Entries:
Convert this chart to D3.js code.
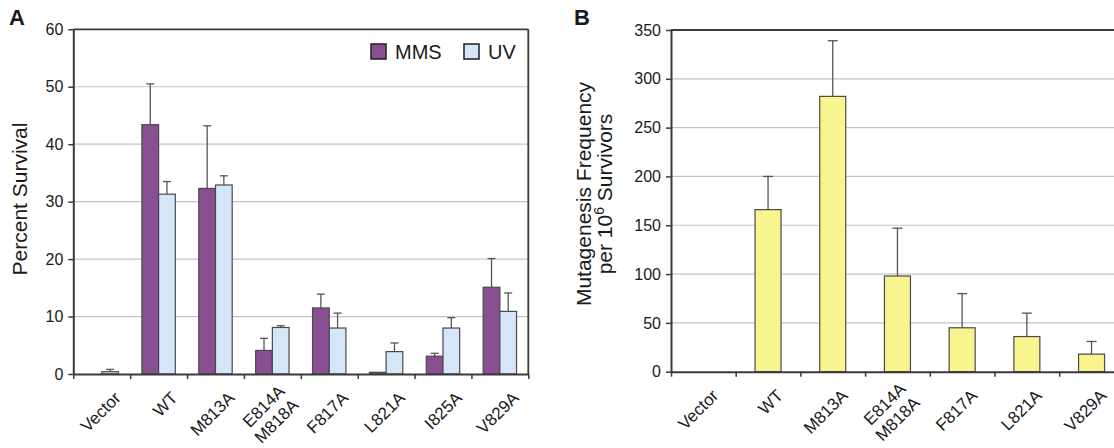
<!DOCTYPE html>
<html>
<head>
<meta charset="utf-8">
<script src="https://cdn.jsdelivr.net/npm/d3@7"></script>
<style>
  body { margin: 0; background: #fff; }
  text { font-family: "Liberation Sans", Arial, sans-serif; fill: #1a1a1a; }
</style>
</head>
<body>
<svg id="chart" width="1114" height="448"></svg>
<script>
const width = 1114;
const height = 448;

// panel A: percent survival
const categoriesA = ["Vector", "WT", "M813A", "E814A\nM818A", "F817A", "L821A", "I825A", "V829A"];
const mms = [0, 43.4, 32.3, 4.1, 11.5, 0.3, 3.1, 15.1];
const mmsErr = [0, 7.1, 10.9, 2.1, 2.4, 0, 0.5, 5.0];
const uv = [0.4, 31.3, 32.9, 8.1, 8.0, 3.9, 8.0, 10.9];
const uvErr = [0.4, 2.2, 1.6, 0.3, 2.6, 1.5, 1.8, 3.2];
const ticksA = [0, 10, 20, 30, 40, 50, 60];

// panel B: mutagenesis frequency
const categoriesB = ["Vector", "WT", "M813A", "E814A\nM818A", "F817A", "L821A", "V829A"];
const freq = [0, 166, 282, 98, 45, 36, 18];
const freqErr = [0, 34, 57, 49, 35, 24, 13];
const ticksB = [0, 50, 100, 150, 200, 250, 300, 350];

const colMMS = "#8a4e92";
const colUV = "#d5e6f8";
const colB = "#f8f48e";
const dark = "#3a3a3a";
const gridCol = "#c4c4c4";

const svg = d3.select("#chart");

function panel(cfg) {
  const g = svg.append("g");
  const n = cfg.categories.length;
  const x = d3.scaleBand().domain(d3.range(n)).range([cfg.left, cfg.left + n * cfg.band]);
  const xi = d3.scaleLinear().domain([0, n]).range([cfg.left, cfg.left + n * cfg.band]);
  const y = d3.scaleLinear().domain([0, cfg.max]).range([cfg.bottom, cfg.top]);

  // gridlines
  g.append("g")
    .selectAll("line")
    .data(cfg.ticks.filter(t => t > 0 && t < cfg.max))
    .enter()
    .append("line")
    .attr("x1", cfg.left)
    .attr("x2", cfg.right)
    .attr("y1", d => y(d))
    .attr("y2", d => y(d))
    .attr("stroke", gridCol)
    .attr("stroke-width", 1.2);

  // border top / right
  g.append("line")
    .attr("x1", cfg.left).attr("x2", cfg.right)
    .attr("y1", y(cfg.max)).attr("y2", y(cfg.max))
    .attr("stroke", dark).attr("stroke-width", 1.8);
  if (cfg.right < width) {
    g.append("line")
      .attr("x1", cfg.right).attr("x2", cfg.right)
      .attr("y1", y(cfg.max)).attr("y2", y(0))
      .attr("stroke", dark).attr("stroke-width", 1.8);
  }

  // bars + error bars (upper only)
  cfg.series.forEach((s, si) => {
    const k = cfg.series.length;
    const sub = d3.scaleBand().domain(d3.range(k)).range([0, cfg.barW * k]);
    const off = i => x(i) + x.bandwidth() / 2 - (cfg.barW * k) / 2 + sub(si);
    const rows = s.values.map((v, i) => ({ i, v, e: s.err[i] }));

    const eb = g.append("g")
      .selectAll("g")
      .data(rows.filter(r => r.e > 0))
      .enter()
      .append("g")
      .attr("stroke", "#555")
      .attr("stroke-width", 1.3);
    eb.append("line")
      .attr("x1", r => off(r.i) + cfg.barW / 2)
      .attr("x2", r => off(r.i) + cfg.barW / 2)
      .attr("y1", r => y(r.v))
      .attr("y2", r => y(r.v + r.e));
    eb.append("line")
      .attr("x1", r => off(r.i) + cfg.barW / 2 - cfg.cap)
      .attr("x2", r => off(r.i) + cfg.barW / 2 + cfg.cap)
      .attr("y1", r => y(r.v + r.e))
      .attr("y2", r => y(r.v + r.e));

    g.append("g")
      .selectAll("rect")
      .data(rows)
      .enter()
      .append("rect")
      .attr("x", r => off(r.i))
      .attr("y", r => y(r.v))
      .attr("width", cfg.barW)
      .attr("height", r => y(0) - y(r.v))
      .attr("fill", s.color)
      .attr("stroke", "#4a4a4a")
      .attr("stroke-width", 1.2);
  });

  // y axis
  const ya = g.append("g")
    .attr("transform", `translate(${cfg.left},0)`)
    .call(d3.axisLeft(y).tickValues(cfg.ticks).tickSize(5).tickSizeOuter(0).tickPadding(5));
  ya.select(".domain").attr("stroke", dark).attr("stroke-width", 2);
  ya.selectAll(".tick line").attr("stroke", dark).attr("stroke-width", 1.5);
  ya.selectAll(".tick text").style("font-size", "16px").style("font-family", "Liberation Sans, Arial, sans-serif").attr("fill", "#222");

  // x axis: ticks at category boundaries
  const xa = g.append("g")
    .attr("transform", `translate(0,${cfg.bottom})`)
    .call(d3.axisBottom(xi).tickValues(d3.range(n + 1)).tickSize(5).tickSizeOuter(0).tickFormat(""));
  xa.select(".domain").attr("stroke", dark).attr("stroke-width", 2);
  xa.selectAll(".tick line").attr("stroke", dark).attr("stroke-width", 1.5);

  // category labels, rotated
  g.append("g")
    .selectAll("text")
    .data(cfg.categories)
    .enter()
    .append("text")
    .attr("text-anchor", "end")
    .attr("transform", (d, i) => `translate(${x(i) + x.bandwidth() / 2 + cfg.labDx},${cfg.bottom + cfg.labDy}) rotate(-45)`)
    .style("font-size", "17px")
    .each(function (d) {
      const lines = d.split("\n");
      const t = d3.select(this);
      lines.forEach((ln, k) => {
        t.append("tspan").attr("x", 0).attr("dy", k === 0 ? `${-(lines.length - 1) * 0.55}em` : "1.15em").text(ln);
      });
    });

  // panel letter
  g.append("text")
    .attr("x", cfg.letterX)
    .attr("y", 25)
    .style("font-size", "22px")
    .style("font-weight", "bold")
    .attr("fill", "#111")
    .text(cfg.letter);

  return { g, x, y };
}

const A = panel({
  categories: categoriesA,
  left: 73.3, band: 56.875, right: 528.3, top: 29.3, bottom: 374,
  max: 60, ticks: ticksA, barW: 16.7, cap: 4,
  series: [
    { values: mms, err: mmsErr, color: colMMS },
    { values: uv, err: uvErr, color: colUV }
  ],
  labDx: 20, labDy: 25, letter: "A", letterX: 9
});

A.g.append("text")
  .attr("transform", "translate(27,199) rotate(-90)")
  .attr("text-anchor", "middle")
  .style("font-size", "21px")
  .text("Percent Survival");

// legend
const legend = A.g.append("g");
[["MMS", colMMS, 371], ["UV", colUV, 464]].forEach(([name, c, lx]) => {
  legend.append("rect")
    .attr("x", lx).attr("y", 44).attr("width", 15).attr("height", 15)
    .attr("fill", c).attr("stroke", "#2a2a2a").attr("stroke-width", 1.6);
  legend.append("text")
    .attr("x", lx + 24).attr("y", 58.5)
    .style("font-size", "20px")
    .text(name);
});

const B = panel({
  categories: categoriesB,
  left: 671, band: 64.7, right: 1130, top: 30, bottom: 371.7,
  max: 350, ticks: ticksB, barW: 26, cap: 5,
  series: [{ values: freq, err: freqErr, color: colB }],
  labDx: 16, labDy: 25, letter: "B", letterX: 574
});

const bt = B.g.append("text")
  .attr("transform", "translate(591,194) rotate(-90)")
  .attr("text-anchor", "middle")
  .style("font-size", "21px");
bt.append("tspan").attr("x", 0).attr("dy", 0).text("Mutagenesis Frequency");
const l2 = bt.append("tspan").attr("x", 0).attr("dy", 21);
l2.append("tspan").text("per 10");
l2.append("tspan").attr("dy", -8).style("font-size", "14px").text("6");
l2.append("tspan").attr("dy", 8).text(" Survivors");
</script>
</body>
</html>
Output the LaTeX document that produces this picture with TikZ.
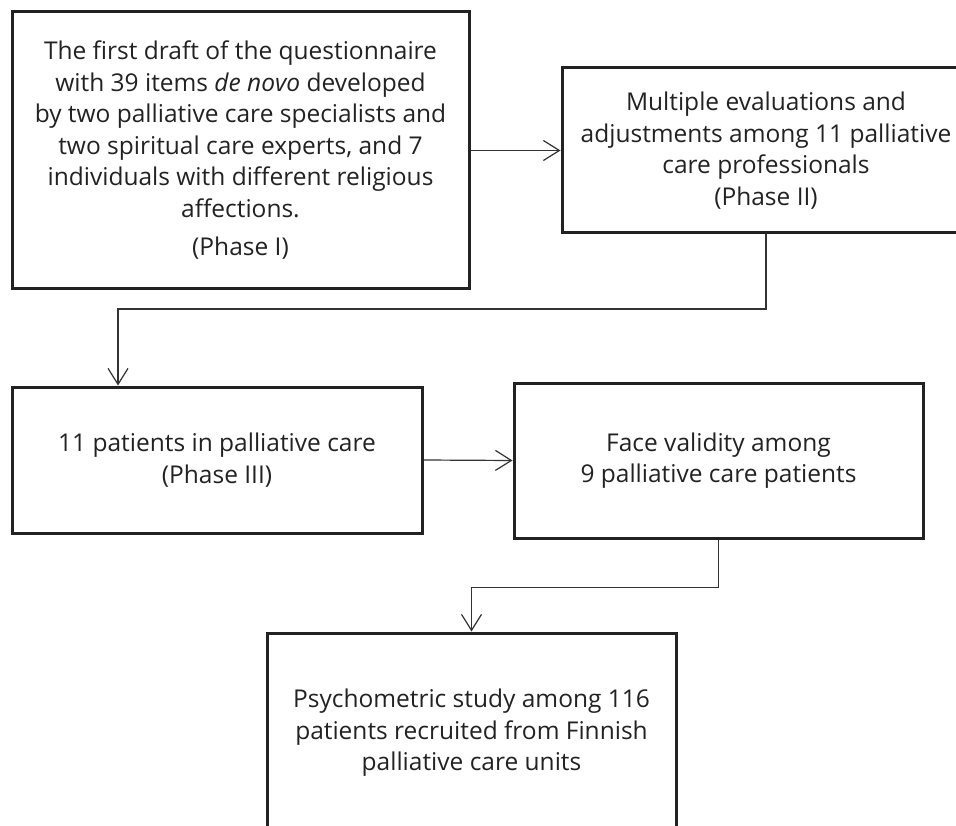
\documentclass[tikz,border=0pt]{standalone}
\usepackage{fontspec}
\setmainfont{Open Sans}
\usetikzlibrary{arrows.meta,calc}
\definecolor{boxc}{HTML}{222222}
\definecolor{linec}{HTML}{333333}
\definecolor{txt}{HTML}{222222}
\begin{document}
\begin{tikzpicture}[x=1pt,y=-1pt,
  box/.style={draw=boxc, line width=3pt, align=center, inner sep=0pt, text=txt,
    font=\fontsize{24.5}{31.5}\selectfont},
  conn/.style={draw=linec, line width=1.2pt,
    -{Straight Barb[length=16pt,width=20pt,line width=1.2pt]}}]
\useasboundingbox (0,0) rectangle (956,826);
\clip (0,0) rectangle (956,826);
\node[box, minimum width=457pt, minimum height=277pt] (b1) at (240.5,150.5)
  {The first draft of the questionnaire\\
   with 39 items \textit{de novo} developed\\
   by two palliative care specialists and\\
   two spiritual care experts, and 7\\
   individuals with different religious\\
   affections.\\[7pt]
   (Phase I)};
\node[box, minimum width=408pt, minimum height=165pt] (b2) at (766,150.5)
  {Multiple evaluations and\\
   adjustments among 11 palliative\\
   care professionals\\
   (Phase II)};
\node[box, minimum width=410pt, minimum height=146pt] (b3) at (217,460)
  {11 patients in palliative care\\(Phase III)};
\node[box, minimum width=409pt, minimum height=155pt] (b4) at (718.5,460.5)
  {Face validity among\\9 palliative care patients};
\node[box, minimum width=409pt, minimum height=200pt] (b5) at (471.5,733)
  {Psychometric study among 116\\
   patients recruited from Finnish\\
   palliative care units};
\coordinate (k1) at (118,309);
\draw[conn] (b1.east) -- (b2.west);
\draw[conn] (b2.south) |- (k1) -- (k1 |- b3.north);
\draw[conn] (b3.east) -- (b4.west);
\draw[conn] (b4.south) -- ++(0,48) -| (b5.north);
\end{tikzpicture}
\end{document}
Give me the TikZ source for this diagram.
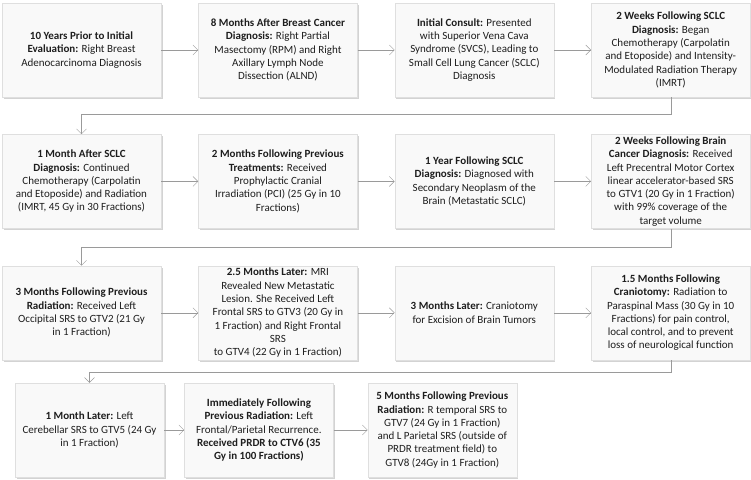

Requirement:
Where a line above contains the word "with", copy that line.

Written reply:
Output the LaTeX document that produces this picture with TikZ.
   with 39 items \textit{de novo} developed\\
   individuals with different religious\\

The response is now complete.